REQUEST: Give the listing again exactly, omitting its images.

MATERIAL PROVIDED:
########

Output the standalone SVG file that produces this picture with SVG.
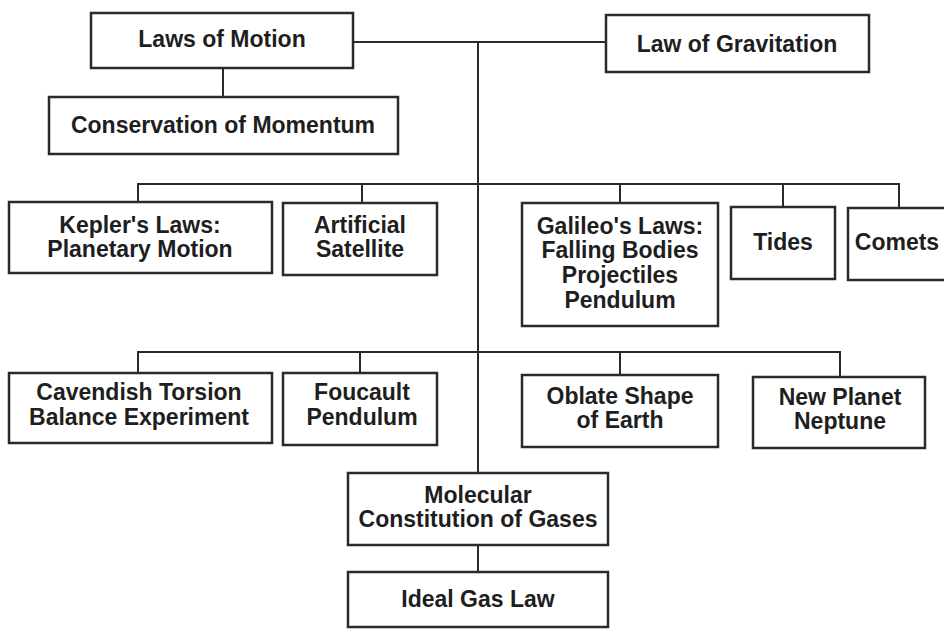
<svg xmlns="http://www.w3.org/2000/svg" width="944" height="629" viewBox="0 0 944 629">
  <style>
    .box { fill: #ffffff; stroke: #2a2a2a; stroke-width: 2.5; }
    .wire { fill: none; stroke: #2a2a2a; stroke-width: 2; }
    .lbl { font-family: "Liberation Sans", Arial, sans-serif; font-weight: bold; font-size: 23px; fill: #1e1e1e; text-anchor: middle; }
  </style>
  <rect width="944" height="629" fill="#ffffff"/>

  <g id="connectors">
    <!-- trunk linking the two root laws -->
    <path class="wire" d="M353 42 H606"/>
    <path class="wire" d="M478 42 V473"/>
    <path class="wire" d="M223 68 V97"/>
    <!-- first tier bus -->
    <path class="wire" d="M138 202 V184 H899 V208"/>
    <path class="wire" d="M362 184 V203"/>
    <path class="wire" d="M620 184 V203"/>
    <path class="wire" d="M783 184 V207"/>
    <!-- second tier bus -->
    <path class="wire" d="M138 373 V352 H840 V377"/>
    <path class="wire" d="M360 352 V373"/>
    <path class="wire" d="M620 352 V375"/>
    <!-- gases chain -->
    <path class="wire" d="M478 545 V572"/>
  </g>

  <g id="laws-of-motion">
    <rect class="box" x="91" y="13" width="262" height="55"/>
    <text class="lbl" x="222" y="47">Laws of Motion</text>
  </g>
  <g id="law-of-gravitation">
    <rect class="box" x="606" y="15" width="263" height="57"/>
    <text class="lbl" x="737" y="52">Law of Gravitation</text>
  </g>
  <g id="conservation-of-momentum">
    <rect class="box" x="49" y="97" width="349" height="57"/>
    <text class="lbl" x="223" y="133">Conservation of Momentum</text>
  </g>

  <g id="keplers-laws">
    <rect class="box" x="9" y="202" width="263" height="71"/>
    <text class="lbl" x="140" y="233">Kepler's Laws:</text>
    <text class="lbl" x="140" y="257">Planetary Motion</text>
  </g>
  <g id="artificial-satellite">
    <rect class="box" x="283" y="203" width="154" height="72"/>
    <text class="lbl" x="360" y="233">Artificial</text>
    <text class="lbl" x="360" y="257">Satellite</text>
  </g>
  <g id="galileos-laws">
    <rect class="box" x="522" y="203" width="196" height="123"/>
    <text class="lbl" x="620" y="234">Galileo's Laws:</text>
    <text class="lbl" x="620" y="258">Falling Bodies</text>
    <text class="lbl" x="620" y="283">Projectiles</text>
    <text class="lbl" x="620" y="308">Pendulum</text>
  </g>
  <g id="tides">
    <rect class="box" x="731" y="207" width="104" height="72"/>
    <text class="lbl" x="783" y="250">Tides</text>
  </g>
  <g id="comets">
    <rect class="box" x="848" y="208" width="104" height="72"/>
    <text class="lbl" x="897" y="250">Comets</text>
  </g>

  <g id="cavendish-experiment">
    <rect class="box" x="9" y="373" width="263" height="70"/>
    <text class="lbl" x="139" y="400">Cavendish Torsion</text>
    <text class="lbl" x="139" y="425">Balance Experiment</text>
  </g>
  <g id="foucault-pendulum">
    <rect class="box" x="283" y="373" width="154" height="72"/>
    <text class="lbl" x="362" y="400">Foucault</text>
    <text class="lbl" x="362" y="425">Pendulum</text>
  </g>
  <g id="oblate-earth">
    <rect class="box" x="522" y="375" width="196" height="72"/>
    <text class="lbl" x="620" y="404">Oblate Shape</text>
    <text class="lbl" x="620" y="428">of Earth</text>
  </g>
  <g id="neptune">
    <rect class="box" x="753" y="377" width="172" height="71"/>
    <text class="lbl" x="840" y="405">New Planet</text>
    <text class="lbl" x="840" y="429">Neptune</text>
  </g>

  <g id="molecular-constitution">
    <rect class="box" x="348" y="473" width="260" height="72"/>
    <text class="lbl" x="478" y="503">Molecular</text>
    <text class="lbl" x="478" y="527">Constitution of Gases</text>
  </g>
  <g id="ideal-gas-law">
    <rect class="box" x="348" y="572" width="260" height="55"/>
    <text class="lbl" x="478" y="607">Ideal Gas Law</text>
  </g>
</svg>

########

WRITTEN SOLUTION:
Output the standalone SVG file that produces this picture with SVG.
<svg xmlns="http://www.w3.org/2000/svg" width="944" height="629" viewBox="0 0 944 629">
  <style>
    .box { fill: #ffffff; stroke: #2a2a2a; stroke-width: 2.5; }
    .wire { fill: none; stroke: #2a2a2a; stroke-width: 2; }
    .lbl { font-family: "Liberation Sans", Arial, sans-serif; font-weight: bold; font-size: 23px; fill: #1e1e1e; text-anchor: middle; }
  </style>
  <rect width="944" height="629" fill="#ffffff"/>

  <g id="connectors">
    <!-- trunk linking the two root laws -->
    <path class="wire" d="M353 42 H606"/>
    <path class="wire" d="M478 42 V473"/>
    <path class="wire" d="M223 68 V97"/>
    <!-- first tier bus -->
    <path class="wire" d="M138 202 V184 H899 V208"/>
    <path class="wire" d="M362 184 V203"/>
    <path class="wire" d="M620 184 V203"/>
    <path class="wire" d="M783 184 V207"/>
    <!-- second tier bus -->
    <path class="wire" d="M138 373 V352 H840 V377"/>
    <path class="wire" d="M360 352 V373"/>
    <path class="wire" d="M620 352 V375"/>
    <!-- gases chain -->
    <path class="wire" d="M478 545 V572"/>
  </g>

  <g id="laws-of-motion">
    <rect class="box" x="91" y="13" width="262" height="55"/>
    <text class="lbl" x="222" y="47">Laws of Motion</text>
  </g>
  <g id="law-of-gravitation">
    <rect class="box" x="606" y="15" width="263" height="57"/>
    <text class="lbl" x="737" y="52">Law of Gravitation</text>
  </g>
  <g id="conservation-of-momentum">
    <rect class="box" x="49" y="97" width="349" height="57"/>
    <text class="lbl" x="223" y="133">Conservation of Momentum</text>
  </g>

  <g id="keplers-laws">
    <rect class="box" x="9" y="202" width="263" height="71"/>
    <text class="lbl" x="140" y="233">Kepler's Laws:</text>
    <text class="lbl" x="140" y="257">Planetary Motion</text>
  </g>
  <g id="artificial-satellite">
    <rect class="box" x="283" y="203" width="154" height="72"/>
    <text class="lbl" x="360" y="233">Artificial</text>
    <text class="lbl" x="360" y="257">Satellite</text>
  </g>
  <g id="galileos-laws">
    <rect class="box" x="522" y="203" width="196" height="123"/>
    <text class="lbl" x="620" y="234">Galileo's Laws:</text>
    <text class="lbl" x="620" y="258">Falling Bodies</text>
    <text class="lbl" x="620" y="283">Projectiles</text>
    <text class="lbl" x="620" y="308">Pendulum</text>
  </g>
  <g id="tides">
    <rect class="box" x="731" y="207" width="104" height="72"/>
    <text class="lbl" x="783" y="250">Tides</text>
  </g>
  <g id="comets">
    <rect class="box" x="848" y="208" width="104" height="72"/>
    <text class="lbl" x="897" y="250">Comets</text>
  </g>

  <g id="cavendish-experiment">
    <rect class="box" x="9" y="373" width="263" height="70"/>
    <text class="lbl" x="139" y="400">Cavendish Torsion</text>
    <text class="lbl" x="139" y="425">Balance Experiment</text>
  </g>
  <g id="foucault-pendulum">
    <rect class="box" x="283" y="373" width="154" height="72"/>
    <text class="lbl" x="362" y="400">Foucault</text>
    <text class="lbl" x="362" y="425">Pendulum</text>
  </g>
  <g id="oblate-earth">
    <rect class="box" x="522" y="375" width="196" height="72"/>
    <text class="lbl" x="620" y="404">Oblate Shape</text>
    <text class="lbl" x="620" y="428">of Earth</text>
  </g>
  <g id="neptune">
    <rect class="box" x="753" y="377" width="172" height="71"/>
    <text class="lbl" x="840" y="405">New Planet</text>
    <text class="lbl" x="840" y="429">Neptune</text>
  </g>

  <g id="molecular-constitution">
    <rect class="box" x="348" y="473" width="260" height="72"/>
    <text class="lbl" x="478" y="503">Molecular</text>
    <text class="lbl" x="478" y="527">Constitution of Gases</text>
  </g>
  <g id="ideal-gas-law">
    <rect class="box" x="348" y="572" width="260" height="55"/>
    <text class="lbl" x="478" y="607">Ideal Gas Law</text>
  </g>
</svg>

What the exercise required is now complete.